Leader Election - Failed to renew lease

When we are troubleshooting kubernetes, we often see this in the logs.

E0317 12:34:56.789 leaderelection.go:367] failed to renew lease: context deadline exceeded

What has happened is the Controller has failed to renew the lease and is not able to serve your request. Well that is pretty much obvious from the error message itself. But let us see it in a bit more detail.

Kubernetes Controllers are the manifestation of the control loop mechanism in action for the cluster state. Just like a thermostat in the room, which powers on or off to bring the temperature of your room to the desired level.

The kubernetes controllers bring the state of the cluster to the one defined in your yaml files. You tell Kubernetes "I want 3 replicas of my app." The controller's job is to constantly check: "Are there 3 replicas running right now?" If not, it creates or kills pods until reality matches the wish. This pattern is called reconciliation, closing the gap between the desired state and the actual state. When you update a deployment in Kubernetes, it kills the previously running pods and brings up the number of pods to the required number we want. This is the job of the deployment controller.

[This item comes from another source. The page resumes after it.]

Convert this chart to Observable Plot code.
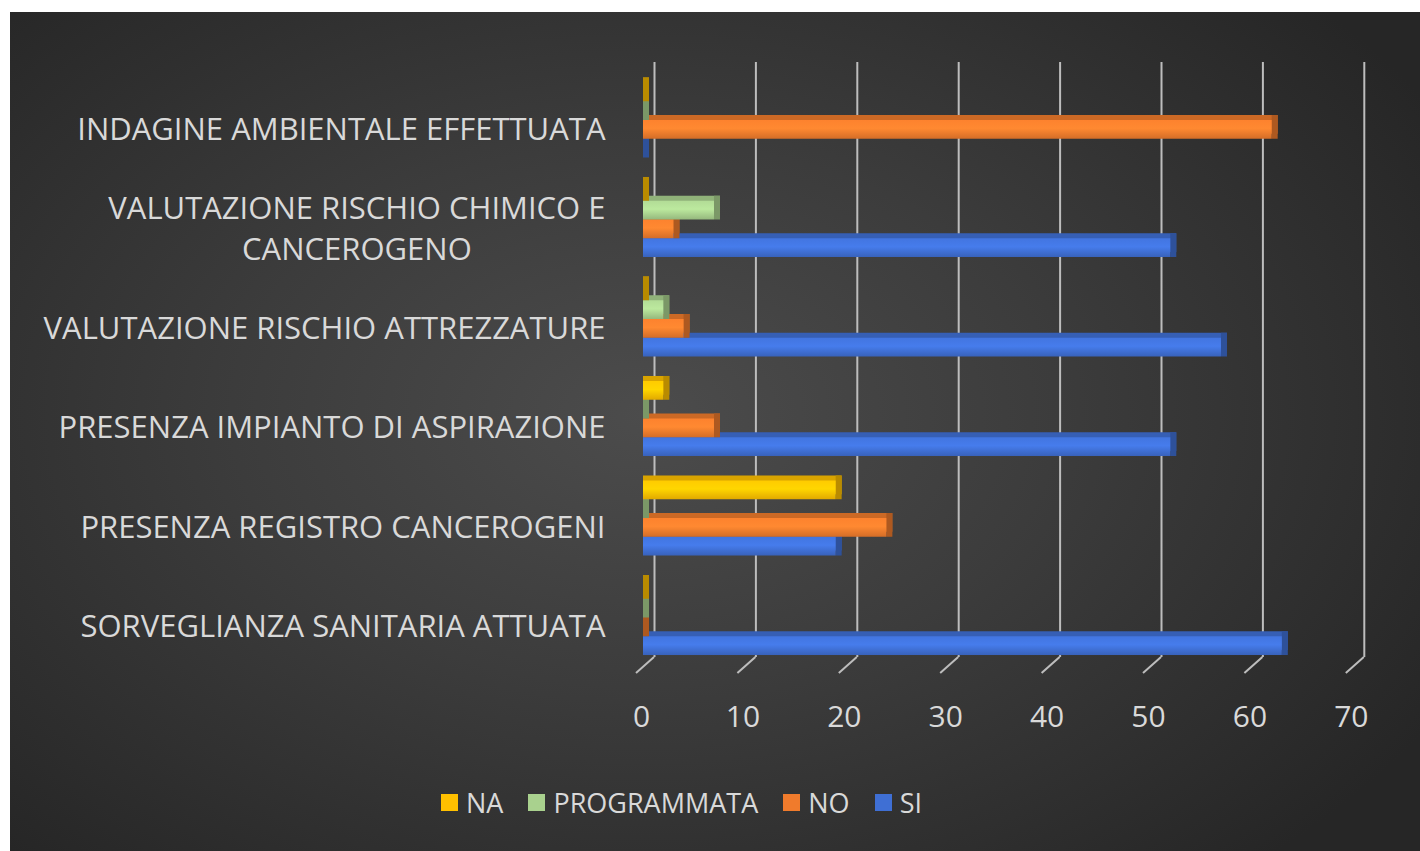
<!DOCTYPE html>
<html>
<head>
<meta charset="utf-8">
<script src="https://cdn.jsdelivr.net/npm/d3@7"></script>
<script src="https://cdn.jsdelivr.net/npm/@observablehq/plot@0.6"></script>
<style>
  html, body { margin: 0; padding: 0; background: #ffffff; }
  #panel {
    position: absolute; left: 10px; top: 12px; width: 1410px; height: 839px; overflow: hidden;
    background: radial-gradient(ellipse 65% 72% at 45% 48%, #4c4c4c 0%, #3c3c3c 45%, #262626 100%);
    font-family: "Open Sans", sans-serif;
  }
  #chart svg { display: block; }
  #legend {
    position: absolute; left: 431px; top: 772px; height: 36px;
    display: flex; align-items: center; color: #d9d9d9; font-size: 27px; white-space: nowrap;
  }
  .item { display: flex; align-items: center; margin-right: 25px; }
  .sw { width: 17px; height: 17px; margin-right: 8px; }
</style>
</head>
<body>
<div id="panel">
  <div id="chart"></div>
  <div id="legend"></div>
</div>
<script>
// ---- data ----
const categories = [
  "INDAGINE AMBIENTALE EFFETTUATA",
  "VALUTAZIONE RISCHIO CHIMICO E CANCEROGENO",
  "VALUTAZIONE RISCHIO ATTREZZATURE",
  "PRESENZA IMPIANTO DI ASPIRAZIONE",
  "PRESENZA REGISTRO CANCEROGENI",
  "SORVEGLIANZA SANITARIA ATTUATA"
];
const categoryLabels = [
  "INDAGINE AMBIENTALE EFFETTUATA",
  "VALUTAZIONE RISCHIO CHIMICO E\nCANCEROGENO",
  "VALUTAZIONE RISCHIO ATTREZZATURE",
  "PRESENZA IMPIANTO DI ASPIRAZIONE",
  "PRESENZA REGISTRO CANCEROGENI",
  "SORVEGLIANZA SANITARIA ATTUATA"
];
const series = ["NA", "PROGRAMMATA", "NO", "SI"];
const valuesNA          = [0, 0, 0, 2, 19, 0];
const valuesPROGRAMMATA = [0, 7, 2, 0, 0, 0];
const valuesNO          = [62, 3, 4, 7, 24, 0];
const valuesSI          = [0, 52, 57, 52, 19, 63];
const xTicks = [0, 10, 20, 30, 40, 50, 60, 70];
const colors = ["#FFC000", "#A9D18E", "#F07B2C", "#3F6FD4"];

const seriesValues = [valuesNA, valuesPROGRAMMATA, valuesNO, valuesSI];
const data = [];
series.forEach((s, si) => categories.forEach((c, ci) => data.push({series: s, si, category: c, value: seriesValues[si][ci]})));
const labelOf = new Map(categories.map((c, i) => [c, categoryLabels[i]]));

// ---- layout ----
const W = 1410, H = 760;
const mt = 46, mb = 92.5, ml = 633, mr = 67.2;
const pad = 0.246;
const step = (H - mt - mb) / (categories.length + pad);
const bw = step * (1 - pad);
const sub = bw / series.length;
const depthX = 6, depthY = 5;

const marks = [
  Plot.ruleX(xTicks, {x: d => d, stroke: "#bdbdbd", strokeWidth: 2, dx: 11, insetTop: 4, insetBottom: 22.5})
];
// draw from bottom series to top so upper bars cover lower bars' top faces
for (let si = series.length - 1; si >= 0; si--) {
  const rows = data.filter(d => d.si === si);
  const c = d3.color(colors[si]);
  const it = si * sub, ib = (series.length - 1 - si) * sub;
  marks.push(
    Plot.barX(rows, {x1: () => 0, x2: "value", y: "category", fill: c.darker(0.45).formatHex(),
      insetTop: it, insetBottom: ib, insetRight: -depthX, dy: -depthY}),
    Plot.barX(rows, {x1: "value", x2: "value", y: "category", fill: c.darker(0.9).formatHex(),
      insetTop: it - depthY, insetBottom: ib, insetRight: -depthX}),
    Plot.barX(rows, {x1: () => 0, x2: "value", y: "category", fill: `url(#grad${si})`,
      insetTop: it, insetBottom: ib})
  );
}
marks.push(
  Plot.axisY({tickSize: 0, tickPadding: 38, fontSize: 31, lineHeight: 1.32, dy: 6, label: null,
    tickFormat: d => labelOf.get(d)}),
  Plot.axisX({ticks: xTicks, tickSize: 0, tickPadding: 26, fontSize: 30, dx: -2, label: null})
);

const plot = Plot.plot({
  width: W, height: H,
  marginTop: mt, marginBottom: mb, marginLeft: ml, marginRight: mr,
  style: {background: "transparent", color: "#d9d9d9", fontFamily: "Open Sans, sans-serif", fontSize: "28px", overflow: "visible"},
  x: {domain: [0, 70], axis: null, label: null},
  y: {type: "band", domain: categories, padding: pad, round: false, axis: null, label: null},
  marks
});
document.getElementById("chart").appendChild(plot);

// gradients for the front faces
const svg = d3.select(plot);
const defs = svg.insert("defs", ":first-child");
colors.forEach((col, si) => {
  const c = d3.color(col);
  const g = defs.append("linearGradient").attr("id", `grad${si}`).attr("x1", 0).attr("y1", 0).attr("x2", 0).attr("y2", 1);
  g.append("stop").attr("offset", "0%").attr("stop-color", c.brighter(0.15).formatHex());
  g.append("stop").attr("offset", "45%").attr("stop-color", c.brighter(0.3).formatHex());
  g.append("stop").attr("offset", "100%").attr("stop-color", c.darker(0.35).formatHex());
});

// diagonal floor ticks (3D depth) from the x scale
const xs = plot.scale("x");
const yb = H - mb;
const floor = svg.append("g").attr("stroke", "#bdbdbd").attr("stroke-width", 2).attr("fill", "none");
xTicks.forEach(t => {
  const x = xs.apply(t);
  floor.append("path").attr("d", `M${x - 7},${yb - 6.5}L${x + 11},${yb - 22.5}`);
});

// center the multi-line category label as a block
svg.selectAll('g[aria-label="y-axis tick label"] text').each(function() {
  const tspans = this.querySelectorAll("tspan");
  if (tspans.length > 1) {
    const w = this.getBBox().width;
    this.setAttribute("text-anchor", "middle");
    tspans.forEach(ts => ts.setAttribute("x", -w / 2));
  }
});

// legend
const legend = d3.select("#legend");
series.forEach((s, si) => {
  const it = legend.append("div").attr("class", "item");
  it.append("div").attr("class", "sw").style("background", colors[si]);
  it.append("span").text(s);
});
</script>
</body>
</html>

Kubernetes Control Plane comes with the default set of controllers that are responsible for the basic things like creating a job, running your deployment, creating the replica set. You can see those control plane controllers if you run your own Kubernetes cluster.

We often tend to extend Kubernetes by running our own controllers too, which work on specific type of jobs. Those can be run on the Control Plane or at the application level on the data plane. The controllers we build are built or extended using the controller-runtime package, which is a wrapper over client-go where the logic to capture the lease and become the leader is encoded. Any controller using controller-runtime / client-go doesn't just run, it first competes for a lease object stored in the etcd via the API server. Only the pod holding the lease runs the reconcile loop. Everything else waits.

Inside each of the Kubernetes Controller there are few processes.

There is an Informer, a long-lived watch connection to the API Server. It maintains a local cache of all the objects the controller cares about. The pods, nodes, all the custom resources. When something changes, it doesn't re-list everything, it receives a stream of events. The informer does not call the reconcile function directly. Instead, it drops the object's key (like the default/my-pod) into a rate limited work queue. This gives the deduplication for free. If the same object changes 10 times a second, the reconciler only runs once because of the queue.

The reconcile function is the main part. It receives the Request containing the object's name / namespace. It reads the current state from the cache (lister), compares it to the desired state, and makes API calls to fix any drift. If it returns an error, the key goes back in the queue with exponential back off.

Leader election is how Kubernetes ensures only one instance of a controller is actively doing work at any time, even if multiple replicas are running. The leader election is the mechanism for the locking in our concurrency scenario. Only one leader writes to ensure consistency of writes. Without single-leader, every reconcile action risks being duplicated.

In the entire leader election process, the pods try to get the lease object and inform the API server that the particular pod is the leader and it will be doing the operations. It constantly renews the lease for its leadership, and after lease expiry another pod of the same controller process can become the leader too.

In a Kubernetes cluster we often run many controllers. They can be seen using

kubectl get pods --all-namespaces -l app.kubernetes.io/component=controller

NAMESPACE       NAME                                        READY   STATUS    RESTARTS      AGE
cert-manager    cert-manager-7d678bfb4f-6hnhp               1/1     Running   1 (15d ago)   101d
ingress-nginx   ingress-nginx-controller-5dc6969574-lgf7h   1/1     Running   0             101d

For instance, I am running cert-manager and the ingress-nginx controller in my cluster. cert-manager provides HTTPS certificates and the ingress controller is responsible for allowing external traffic inside my cluster. It allows the public internet to reach the apps that run inside my cluster, like visiting a website or using an app on my cluster. That's the entry point there. These controllers ensure that adequate resources are present to handle the request.

And you can see the control plane controllers using

kubectl get pods -n kube-system -l component=kube-controller-manager

VPC Resource Controller was one of the controllers that runs on a Kubernetes Control Plane. It is the default in Amazon's Elastic Kubernetes Service offering, but it is open source, and customers can run it in their cluster when they want to utilize Amazon's Security Group feature at the pod level. Running into failed to renew lease: context deadline exceeded was something I had seen quite a few times when working with this controller. There can be multiple reasons for the leader election failure, as it is usually called. There were many reasons for it, like the API server not being reachable due to network partitioning, a slow API server or load on etcd, lease objects deleted by mistake, or the namespace getting deleted. Or the misconfiguration of the Role Based Access Control (permissions thing), which caused the leader election loss too. We had to update the controller with the correct permissions, and it gets running again.